# DATA SEGMENT start

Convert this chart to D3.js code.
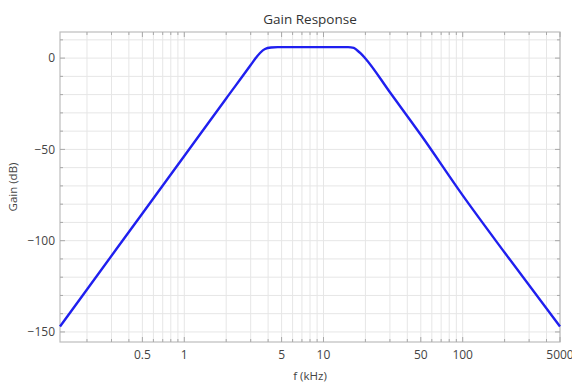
<!DOCTYPE html>
<html>
<head>
<meta charset="utf-8">
<script src="https://cdn.jsdelivr.net/npm/d3@7"></script>
<style>
  body { margin: 0; background: #fff; }
  text { font-family: "Open Sans", sans-serif; }
</style>
</head>
<body>
<svg id="chart" width="572" height="385"></svg>
<script>
// data (f in kHz, gain in dB)
const freqs = [0.128, 0.2, 0.5, 1, 2, 3, 3.23, 3.5, 3.8, 4.2, 4.7, 6, 10, 15, 16.5, 17.5, 18.5, 20, 30, 50, 100, 200, 500];
const gains = [-147, -126.7, -85.1, -53.6, -22.1, -3.8, -0.4, 2.8, 5.0, 5.8, 6, 6, 6, 6, 5.6, 4.2, 2.6, -0.2, -18.7, -42, -75.2, -106.5, -147];

// tick labels
const xTickValues = [0.5, 1, 5, 10, 50, 100, 500];
const xTickLabels = ['0.5', '1', '5', '10', '50', '100', '5000'];
const yTickValues = [0, -50, -100, -150];

// layout
const plotLeft = 60;
const plotRight = 560;
const plotTop = 32;
const plotBottom = 342;

// colors
const BLUE = '#1f1fef';
const GRID = '#e6e6e6';
const FRAME = '#bdbdbd';
const TICK = '#a8a8a8';
const LABEL = '#444444';

const svg = d3.select('#chart');

const x = d3.scaleLog().domain([0.128, 500]).range([plotLeft, plotRight]);
const y = d3.scaleLinear().domain([-155.5, 14.3]).range([plotBottom, plotTop]);

const minusFmt = v => (v < 0 ? '\u2212' + Math.abs(v) : String(v));

// grid lines
const xGrid = x.ticks();
const yGrid = d3.range(-150, 11, 10);

svg.append('g')
    .selectAll('line')
    .data(xGrid)
    .join('line')
    .attr('x1', d => x(d)).attr('x2', d => x(d))
    .attr('y1', plotTop).attr('y2', plotBottom)
    .attr('stroke', GRID).attr('stroke-width', 1);

svg.append('g')
    .selectAll('line')
    .data(yGrid)
    .join('line')
    .attr('x1', plotLeft).attr('x2', plotRight)
    .attr('y1', d => y(d)).attr('y2', d => y(d))
    .attr('stroke', GRID).attr('stroke-width', 1);

// frame
svg.append('rect')
    .attr('x', plotLeft).attr('y', plotTop)
    .attr('width', plotRight - plotLeft).attr('height', plotBottom - plotTop)
    .attr('fill', 'none').attr('stroke', FRAME).attr('stroke-width', 1.2);

// inward ticks on all four sides
const isMajorX = d => xTickValues.some(v => Math.abs(v - d) < 1e-9);
const isMajorY = d => d % 50 === 0;

const ticks = svg.append('g').attr('stroke', TICK).attr('stroke-width', 1);
ticks.selectAll('.xb').data(xGrid).join('line')
    .attr('x1', d => x(d)).attr('x2', d => x(d))
    .attr('y1', plotBottom).attr('y2', d => plotBottom - (isMajorX(d) ? 5 : 3));
ticks.selectAll('.xt').data(xGrid).join('line')
    .attr('x1', d => x(d)).attr('x2', d => x(d))
    .attr('y1', plotTop).attr('y2', d => plotTop + (isMajorX(d) ? 5 : 3));
ticks.selectAll('.yl').data(yGrid).join('line')
    .attr('y1', d => y(d)).attr('y2', d => y(d))
    .attr('x1', plotLeft).attr('x2', d => plotLeft + (isMajorY(d) ? 5 : 3));
ticks.selectAll('.yr').data(yGrid).join('line')
    .attr('y1', d => y(d)).attr('y2', d => y(d))
    .attr('x1', plotRight).attr('x2', d => plotRight - (isMajorY(d) ? 5 : 3));

// tick labels
svg.append('g')
    .selectAll('text')
    .data(xTickValues)
    .join('text')
    .attr('x', d => x(d))
    .attr('y', plotBottom + 17)
    .attr('text-anchor', 'middle')
    .attr('font-size', 12)
    .attr('fill', LABEL)
    .text((d, i) => xTickLabels[i]);

svg.append('g')
    .selectAll('text')
    .data(yTickValues)
    .join('text')
    .attr('x', plotLeft - 5)
    .attr('y', d => y(d))
    .attr('dy', '0.35em')
    .attr('text-anchor', 'end')
    .attr('font-size', 12)
    .attr('fill', LABEL)
    .text(minusFmt);

// response curve
const points = freqs.map((f, i) => [f, gains[i]]);
const line = d3.line()
    .x(d => x(d[0]))
    .y(d => y(d[1]))
    .curve(d3.curveMonotoneX);

svg.append('path')
    .datum(points)
    .attr('d', line)
    .attr('fill', 'none')
    .attr('stroke', BLUE)
    .attr('stroke-width', 2.4)
    .attr('stroke-linejoin', 'round');

// titles
svg.append('text')
    .attr('x', (plotLeft + plotRight) / 2)
    .attr('y', 24)
    .attr('text-anchor', 'middle')
    .attr('font-size', 13.5)
    .attr('fill', '#333')
    .text('Gain Response');

svg.append('text')
    .attr('x', (plotLeft + plotRight) / 2)
    .attr('y', 380)
    .attr('text-anchor', 'middle')
    .attr('font-size', 11.5)
    .attr('fill', LABEL)
    .text('f (kHz)');

svg.append('text')
    .attr('transform', `translate(13,${(plotTop + plotBottom) / 2}) rotate(-90)`)
    .attr('dy', '0.35em')
    .attr('text-anchor', 'middle')
    .attr('font-size', 11.5)
    .attr('fill', LABEL)
    .text('Gain (dB)');
</script>
</body>
</html>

# DATA SEGMENT end

(DIRECTIVE):
Exactly restate the lines from the beginning of the data through the line with "const svg = d3.select('#chart');", and no others, keeping pictures out.

(FINISHED TASK):
Convert this chart to D3.js code.
<!DOCTYPE html>
<html>
<head>
<meta charset="utf-8">
<script src="https://cdn.jsdelivr.net/npm/d3@7"></script>
<style>
  body { margin: 0; background: #fff; }
  text { font-family: "Open Sans", sans-serif; }
</style>
</head>
<body>
<svg id="chart" width="572" height="385"></svg>
<script>
// data (f in kHz, gain in dB)
const freqs = [0.128, 0.2, 0.5, 1, 2, 3, 3.23, 3.5, 3.8, 4.2, 4.7, 6, 10, 15, 16.5, 17.5, 18.5, 20, 30, 50, 100, 200, 500];
const gains = [-147, -126.7, -85.1, -53.6, -22.1, -3.8, -0.4, 2.8, 5.0, 5.8, 6, 6, 6, 6, 5.6, 4.2, 2.6, -0.2, -18.7, -42, -75.2, -106.5, -147];

// tick labels
const xTickValues = [0.5, 1, 5, 10, 50, 100, 500];
const xTickLabels = ['0.5', '1', '5', '10', '50', '100', '5000'];
const yTickValues = [0, -50, -100, -150];

// layout
const plotLeft = 60;
const plotRight = 560;
const plotTop = 32;
const plotBottom = 342;

// colors
const BLUE = '#1f1fef';
const GRID = '#e6e6e6';
const FRAME = '#bdbdbd';
const TICK = '#a8a8a8';
const LABEL = '#444444';

const svg = d3.select('#chart');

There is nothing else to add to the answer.